Hari demi hari ia terus digiring pada kematian yang terjadwal di sisi Tuhan.
Ia ingin lisannya di amini oleh emosi dan perasaan.
Sadarkah ?
Kau terlalu jauh dari tekad sedang tujuan mu terlalu tunggu.
Ia mendengar bisikkan yang ntah datang dari mana, tapi begitu nyata dan merasuki seluruh kesadaran.
Bersahabat lah dengan orang yang khusyuk, orang yang gemar berfikir, ikutilah orang-orang yang bertakwa dan shaleh, yang tutut katanya memancarkan hikmah, wajahnya menyemburatkan cahaya, dan mereka itu jumlahnya sedikit. Cari dan temuilah mereka.

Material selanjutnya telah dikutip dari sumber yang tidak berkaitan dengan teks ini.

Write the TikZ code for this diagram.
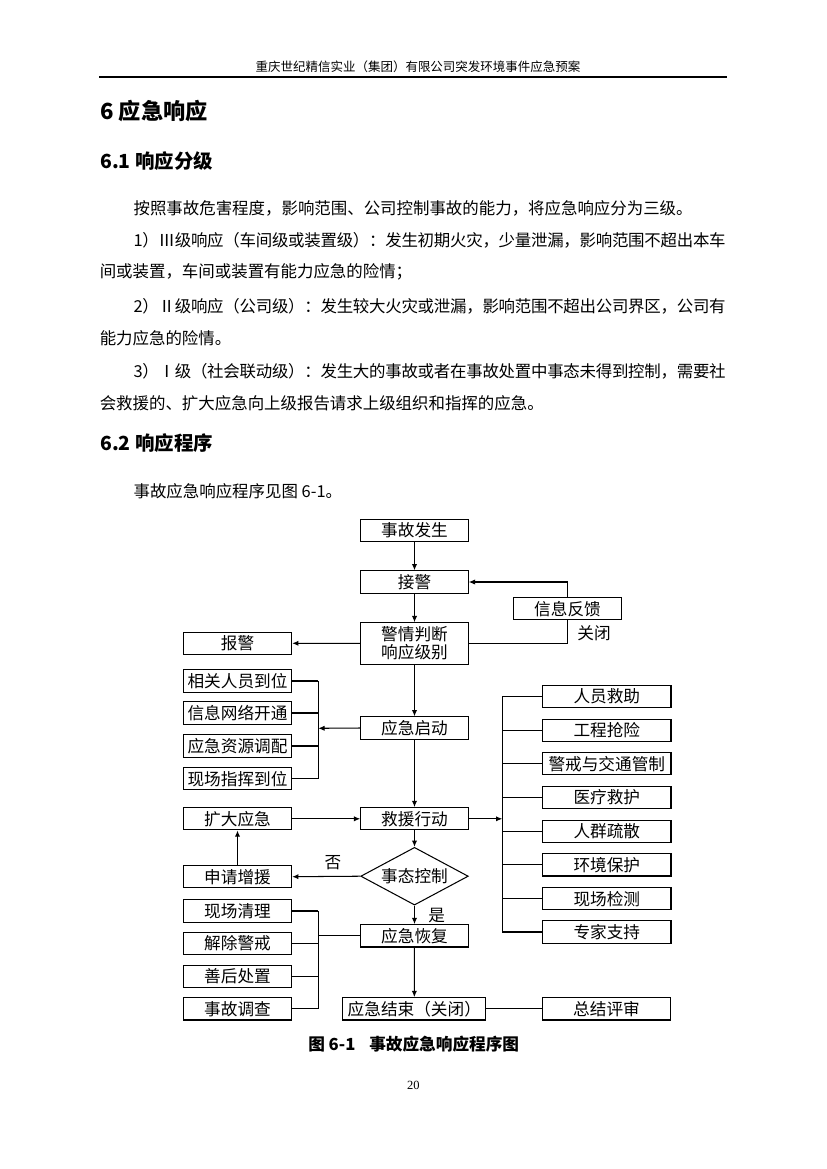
\documentclass[tikz,border=0pt]{standalone}
\usepackage{fontspec}
\setmainfont{Liberation Serif}
\newfontfamily\cjk{Noto Sans CJK SC}
\usetikzlibrary{shapes.geometric,arrows.meta,calc}
\def\spr#1{\ifx#1\relax\unskip\else#1\hskip0pt plus 2pt minus 1pt\expandafter\spr\fi}
\tikzset{
  body/.style={anchor=west,inner sep=0pt,font=\cjk\fontsize{11.85}{14}\selectfont},
  hone/.style={anchor=west,inner sep=0pt,font=\cjk\bfseries\fontsize{16}{18}\selectfont},
  htwo/.style={anchor=west,inner sep=0pt,font=\cjk\bfseries\fontsize{14}{16}\selectfont},
  box/.style={draw,line width=0.75pt,inner sep=0pt,minimum height=16.1pt,font=\cjk\fontsize{12}{13}\selectfont,align=center},
  mainbox/.style={box,minimum width=77.5pt},
  sidebox/.style={box,minimum width=78.1pt},
  rbox/.style={box,minimum width=92.5pt},
  lbl/.style={inner sep=0pt,font=\cjk\fontsize{12}{13}\selectfont},
  arr/.style={line width=0.75pt,-{Latex[length=4.5pt,width=3.8pt]}},
  ln/.style={line width=0.75pt},
}
\begin{document}
\begin{tikzpicture}[x=0.7207pt,y=-0.7207pt]
\fill[white] (0,0) rectangle (826,1169);
\useasboundingbox (0,0) rectangle (826,1169);
% header
\node[inner sep=0pt,font=\cjk\fontsize{9}{10}\selectfont] (hdr) at (418,67) {重庆世纪精信实业（集团）有限公司突发环境事件应急预案};
\draw[line width=0.9pt] (99,77) -- (727,77);
% headings and body
\node[hone] (h6) at (100,111.5) {6 应急响应};
\node[htwo] (h61) at (100,161.5) {6.1 响应分级};
\node[body] (p1) at (133.3,208.3) {按照事故危害程度，影响范围、公司控制事故的能力，将应急响应分为三级。};
\node[body] (p2) at (133.3,240) {\makebox[426.7pt][s]{\spr 1）Ⅲ级响应（车间级或装置级）：发生初期火灾，少量泄漏，影响范围不超出本车\relax}};
\node[body] (p3) at (99.5,271.7) {间或装置，车间或装置有能力应急的险情；};
\node[body] (p4) at (133.3,306.5) {\makebox[426.7pt][s]{\spr 2）Ⅱ级响应（公司级）：发生较大火灾或泄漏，影响范围不超出公司界区，公司有\relax}};
\node[body] (p5) at (99.5,338) {能力应急的险情。};
\node[body] (p6) at (133.3,371.5) {\makebox[426.7pt][s]{\spr 3）Ⅰ级（社会联动级）：发生大的事故或者在事故处置中事态未得到控制，需要社\relax}};
\node[body] (p7) at (99.5,403) {会救援的、扩大应急向上级报告请求上级组织和指挥的应急。};
\node[htwo] (h62) at (100,443) {6.2 响应程序};
\node[body] (p8) at (133.3,491.7) {事故应急响应程序见图 6-1。};
% flowchart main column
\node[mainbox] (occur) at (414.5,530.5) {事故发生};
\node[mainbox] (recv) at (414.5,582) {接警};
\node[mainbox,minimum height=29.8pt] (judge) at (414.5,643.4) {警情判断\\响应级别};
\node[sidebox] (alarm) at (237.5,643.3) {报警};
\node[sidebox] (fb) at (567.5,608.8) {信息反馈};
\node[lbl] (closelbl) at (594,633) {关闭};
\node[mainbox] (start) at (414.5,728) {应急启动};
\node[mainbox] (rescue) at (414.5,818.8) {救援行动};
\node[draw,diamond,line width=0.75pt,inner sep=0pt,aspect=1.86,minimum width=77.5pt,minimum height=41.6pt,font=\cjk\fontsize{12}{13}\selectfont] (ctrl) at (414.5,876.2) {事态控制};
\node[mainbox] (recover) at (414.5,935.8) {应急恢复};
\node[box,minimum width=103.3pt] (fin) at (414.3,1008.8) {应急结束（关闭）};
\node[rbox] (summ) at (606.5,1008.8) {总结评审};
% left groups
\node[sidebox] (l1) at (237.5,681) {相关人员到位};
\node[sidebox] (l2) at (237.5,713) {信息网络开通};
\node[sidebox] (l3) at (237.5,746) {应急资源调配};
\node[sidebox] (l4) at (237.5,778.7) {现场指挥到位};
\node[sidebox] (expand) at (237.5,818.8) {扩大应急};
\node[sidebox] (req) at (237.5,876.7) {申请增援};
\node[sidebox] (m1) at (237.5,911) {现场清理};
\node[sidebox] (m2) at (237.5,943.3) {解除警戒};
\node[sidebox] (m3) at (237.5,976.2) {善后处置};
\node[sidebox] (m4) at (237.5,1008.8) {事故调查};
% right group
\node[rbox] (r1) at (606.8,696.2) {人员救助};
\node[rbox] (r2) at (606.8,730.2) {工程抢险};
\node[rbox] (r3) at (606.8,763.8) {警戒与交通管制};
\node[rbox] (r4) at (606.8,797.5) {医疗救护};
\node[rbox] (r5) at (606.8,831.2) {人群疏散};
\node[rbox] (r6) at (606.8,864.8) {环境保护};
\node[rbox] (r7) at (606.8,898.7) {现场检测};
\node[rbox] (r8) at (606.8,932) {专家支持};
% labels
\node[lbl] (nolbl) at (333,863) {否};
\node[lbl] (yeslbl) at (436.7,916) {是};
% bracket coordinates
\coordinate (bl1) at (318.3,728.3);
\coordinate (bl2) at (318.3,935.8);
\coordinate (br) at (502.3,818.8);
% connectors main
\draw[arr] (occur) -- (recv);
\draw[arr] (recv) -- (judge);
\draw[arr] (judge) -- (start);
\draw[arr] (start) -- (rescue);
\draw[arr] (rescue) -- (ctrl);
\draw[arr] (ctrl) -- (recover);
\draw[arr] (recover) -- (fin);
\draw[arr] (judge.west) -- (alarm.east);
\draw[ln] (judge.east) -- (judge.east -| fb.south) -- (fb.south);
\draw[arr] (fb.north) -- (fb.north |- recv.east) -- (recv.east);
\draw[arr] (start.west) -- (bl1);
\draw[ln] (l1.east -| bl1) -- (l4.east -| bl1);
\foreach \n in {l1,l2,l3,l4} \draw[ln] (\n.east) -- (\n.east -| bl1);
\draw[arr] (expand.east) -- (rescue.west);
\draw[arr] (ctrl.west) -- (req.east);
\draw[arr] (req.north) -- (expand.south);
\draw[ln] (recover.west) -- (bl2);
\draw[ln] (m1.east -| bl2) -- (m4.east -| bl2);
\foreach \n in {m1,m2,m3,m4} \draw[ln] (\n.east) -- (\n.east -| bl2);
\draw[arr] (rescue.east) -- (br);
\draw[ln] (r1.west -| br) -- (r8.west -| br);
\foreach \n in {r1,r2,r3,r4,r5,r6,r7,r8} \draw[ln] (\n.west -| br) -- (\n.west);
\draw[ln] (fin.east) -- (summ.west);
% caption and page number
\node[anchor=west,inner sep=0pt,font=\cjk\bfseries\fontsize{12}{13}\selectfont] (cap1) at (308,1044) {图 6-1};
\node[anchor=west,inner sep=0pt,font=\cjk\bfseries\fontsize{12}{13}\selectfont] (cap2) at (369,1044) {事故应急响应程序图};
\node[inner sep=0pt,font=\fontsize{9}{10}\selectfont] (pg) at (413.3,1085.5) {20};
\end{tikzpicture}
\end{document}
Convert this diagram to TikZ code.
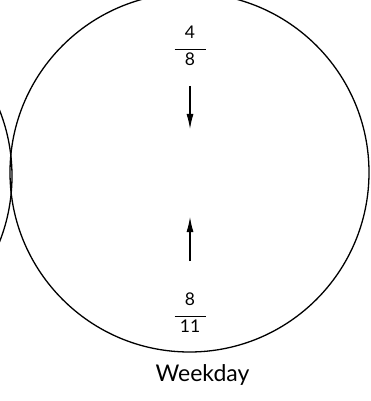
\documentclass[tikz,border=0pt]{standalone}
\usepackage{fontspec}
\setmainfont{Lato}
\usetikzlibrary{arrows.meta}
\tikzset{
  ring/.style={draw, line width=1.3pt},
  frac/.style={align=center, inner sep=0pt, font=\fontsize{17.5}{17.5}\selectfont},
  lbl/.style={inner sep=0pt, font=\fontsize{23}{23}\selectfont},
  arr/.style={line width=1.1pt, -{Latex[length=15pt,width=7pt]}}
}
\begin{document}
\begin{tikzpicture}[x=1pt,y=-1pt]
\useasboundingbox (0,0) rectangle (370,401);
\clip (0,0) rectangle (370,401);
\node[ring, circle, minimum size=359pt, inner sep=0pt] (main) at (189.5,172.5) {};
\node[ring, circle, minimum size=359pt, inner sep=0pt] (left) at (-167.5,176) {};
\node[frac] (top) at (190,45.5) {4\\[-5.5pt]\rule{31pt}{1pt}\\[-2.5pt]8};
\node[frac] (bot) at (190,312.5) {8\\[-5.5pt]\rule{31pt}{1pt}\\[-2.5pt]11};
\coordinate (t1) at (190,86);
\coordinate (t2) at (190,129);
\coordinate (b1) at (190,261);
\coordinate (b2) at (190,217);
\draw[arr] (t1) -- (t2);
\draw[arr] (b1) -- (b2);
\node[lbl] (wd) at (202.5,375) {Weekday};
\end{tikzpicture}
\end{document}
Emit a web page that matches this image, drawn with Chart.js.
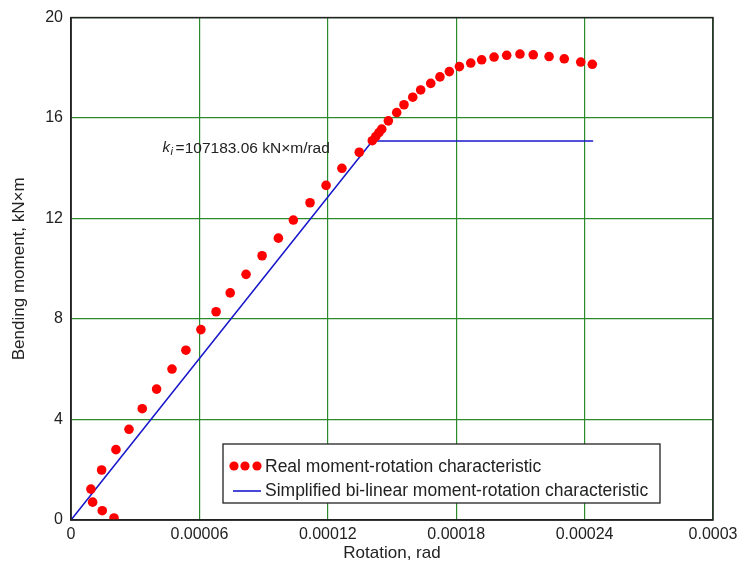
<!DOCTYPE html>
<html>
<head>
<meta charset="utf-8">
<script src="https://cdn.jsdelivr.net/npm/chart.js@4.4.1/dist/chart.umd.min.js"></script>
<style>
  html, body { margin: 0; padding: 0; background: #fff; }
  #wrap { width: 743px; height: 569px; }
</style>
</head>
<body>
<div id="wrap"><canvas id="chart"></canvas></div>
<script>
// measured moment-rotation points (rotation in rad, moment in kN·m)
const realRotation = [
    2.01e-5, 1.46e-5, 1.01e-5, 0.93e-5, 1.43e-5, 2.10e-5, 2.71e-5, 3.33e-5, 4.00e-5,
    4.72e-5, 5.37e-5, 6.07e-5, 6.78e-5, 7.44e-5, 8.18e-5, 8.93e-5, 9.69e-5, 10.39e-5,
    11.17e-5, 11.92e-5, 12.66e-5, 13.47e-5, 14.08e-5, 14.24e-5, 14.39e-5, 14.52e-5,
    14.83e-5, 15.22e-5, 15.56e-5, 15.97e-5, 16.34e-5, 16.81e-5, 17.24e-5, 17.68e-5,
    18.15e-5, 18.68e-5, 19.19e-5, 19.77e-5, 20.36e-5, 20.98e-5, 21.60e-5, 22.34e-5,
    23.05e-5, 23.82e-5, 24.36e-5
];
const realMoment = [
    0.08, 0.37, 0.71, 1.23, 1.99, 2.80, 3.61, 4.43, 5.21,
    6.01, 6.76, 7.58, 8.29, 9.04, 9.78, 10.52, 11.22, 11.94,
    12.63, 13.32, 14.00, 14.64, 15.10, 15.26, 15.42, 15.56,
    15.89, 16.22, 16.53, 16.83, 17.12, 17.38, 17.64, 17.85,
    18.05, 18.19, 18.32, 18.43, 18.50, 18.55, 18.52, 18.45,
    18.36, 18.23, 18.14
];

// bi-linear approximation
const bilinRotation = [0, 0.0001408, 0.000244];
const bilinMoment = [0, 15.09, 15.09];

const xTicks = [0, 0.00006, 0.00012, 0.00018, 0.00024, 0.0003];
const xTickLabels = ["0", "0.00006", "0.00012", "0.00018", "0.00024", "0.0003"];
const yTicks = [0, 4, 8, 12, 16, 20];
const yTickLabels = ["0", "4", "8", "12", "16", "20"];

const legendLabels = ["Real moment-rotation characteristic", "Simplified bi-linear moment-rotation characteristic"];
const annotationText = "=107183.06 kN\u00d7m/rad";
const annotationAt = { x: 0.0000428, y: 14.8 };

const FONT = "'Liberation Sans', Arial, sans-serif";
const RED = "#ff0000";
const BLUE = "#1a1acc";

const realPoints = realRotation.map((x, i) => ({ x: x, y: realMoment[i] }));
const bilinPoints = bilinRotation.map((x, i) => ({ x: x, y: bilinMoment[i] }));

// frame, legend box and the k_i note
const extras = {
    id: "extras",
    afterDatasetsDraw(chart) {
        const ctx = chart.ctx;
        const a = chart.chartArea;
        const xs = chart.scales.x, ys = chart.scales.y;

        ctx.save();
        ctx.strokeStyle = "#222";
        ctx.lineWidth = 1.5;
        ctx.strokeRect(a.left, a.top, a.right - a.left, a.bottom - a.top);

        // annotation
        const ax = xs.getPixelForValue(annotationAt.x);
        const ay = ys.getPixelForValue(annotationAt.y);
        ctx.fillStyle = "#222";
        ctx.textBaseline = "middle";
        ctx.font = "italic 15px " + FONT;
        ctx.fillText("k", ax, ay);
        ctx.font = "italic 11px " + FONT;
        ctx.fillText("i", ax + 8, ay + 4);
        ctx.font = "15.5px " + FONT;
        ctx.fillText(annotationText, ax + 13, ay);

        // legend
        const lx = a.left + 152, ly = 444, lw = 437, lh = 59;
        ctx.fillStyle = "#fff";
        ctx.fillRect(lx, ly, lw, lh);
        ctx.strokeStyle = "#222";
        ctx.lineWidth = 1.3;
        ctx.strokeRect(lx, ly, lw, lh);

        ctx.fillStyle = RED;
        [11, 22, 34].forEach(dx => {
            ctx.beginPath();
            ctx.arc(lx + dx, ly + 22, 4.6, 0, Math.PI * 2);
            ctx.fill();
        });
        ctx.strokeStyle = BLUE;
        ctx.lineWidth = 1.6;
        ctx.beginPath();
        ctx.moveTo(lx + 10, ly + 47);
        ctx.lineTo(lx + 38, ly + 47);
        ctx.stroke();

        ctx.fillStyle = "#222";
        ctx.font = "17.5px " + FONT;
        ctx.fillText(legendLabels[0], lx + 42, ly + 23);
        ctx.fillText(legendLabels[1], lx + 42, ly + 47);
        ctx.restore();
    }
};

const ctx = document.getElementById("chart").getContext("2d");
new Chart(ctx, {
    type: "scatter",
    data: {
        datasets: [
            {
                label: legendLabels[0],
                data: realPoints,
                backgroundColor: RED,
                borderColor: RED,
                pointRadius: 4.8,
                pointBorderWidth: 0,
                order: 1
            },
            {
                label: legendLabels[1],
                data: bilinPoints,
                showLine: true,
                borderColor: BLUE,
                borderWidth: 1.6,
                pointRadius: 0,
                order: 2
            }
        ]
    },
    options: {
        responsive: true,
        maintainAspectRatio: false,
        animation: false,
        layout: { padding: { left: 0, right: 30, top: 11, bottom: 0 } },
        plugins: { legend: { display: false }, tooltip: { enabled: false } },
        scales: {
            x: {
                type: "linear",
                min: 0,
                max: 0.0003,
                afterBuildTicks: (s) => { s.ticks = xTicks.map(v => ({ value: v })); },
                afterFit: (s) => { s.height = 49; },
                ticks: {
                    padding: 5,
                    color: "#222",
                    font: { family: FONT, size: 16 },
                    maxRotation: 0,
                    callback: (v, i) => xTickLabels[i]
                },
                grid: { color: "#2b8a2b", lineWidth: 1.2, drawTicks: false },
                border: { color: "#222", width: 1.5 },
                title: {
                    display: true,
                    text: "Rotation, rad",
                    color: "#222",
                    font: { family: FONT, size: 17 },
                    padding: { top: 0, bottom: 5 }
                }
            },
            y: {
                type: "linear",
                min: 0,
                max: 20,
                afterBuildTicks: (s) => { s.ticks = yTicks.map(v => ({ value: v })); },
                afterFit: (s) => { s.width = 71; },
                ticks: {
                    padding: 8,
                    color: "#222",
                    font: { family: FONT, size: 16 },
                    callback: (v, i) => yTickLabels[i]
                },
                grid: { color: "#2b8a2b", lineWidth: 1.2, drawTicks: false },
                border: { color: "#222", width: 1.5 },
                title: {
                    display: true,
                    text: "Bending moment, kN\u00d7m",
                    color: "#222",
                    font: { family: FONT, size: 17 },
                    padding: { top: 9, bottom: 0 }
                }
            }
        }
    },
    plugins: [extras]
});
</script>
</body>
</html>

Ia terhenyak luar biasa. Dalam dirinya amat mengakui bisikkan itu.
Setelah semua kejadian itu.
Ia sering melayangkan pandangan kedalam hati dan lisan dengan jejak-jejak keagungan yang memikat.
Sebab semua itu memberi kehidupan bagi hati, menerangi kisi-kisi jiwa dengan iman dan keyakinan.
Ia lebih banyak bertafakur tuk mengobati penyakit hati yang melandanya.
Menelaan fenomena kesengsaraan dan kebahagiaan, penderitaan dan ketentraman, mengunjungi orang-orang sakit, menghibur orang miskin, mengenali psikologis kesengsaraan di antara manusia seperti kedurhakaan, kekafiran, kezaliman, permusuhan, egoisme, dan keterpedayaan diri oleh yang fana.
Semua itu memampukan memetik senar hati yang telah lama senyap dalam geram.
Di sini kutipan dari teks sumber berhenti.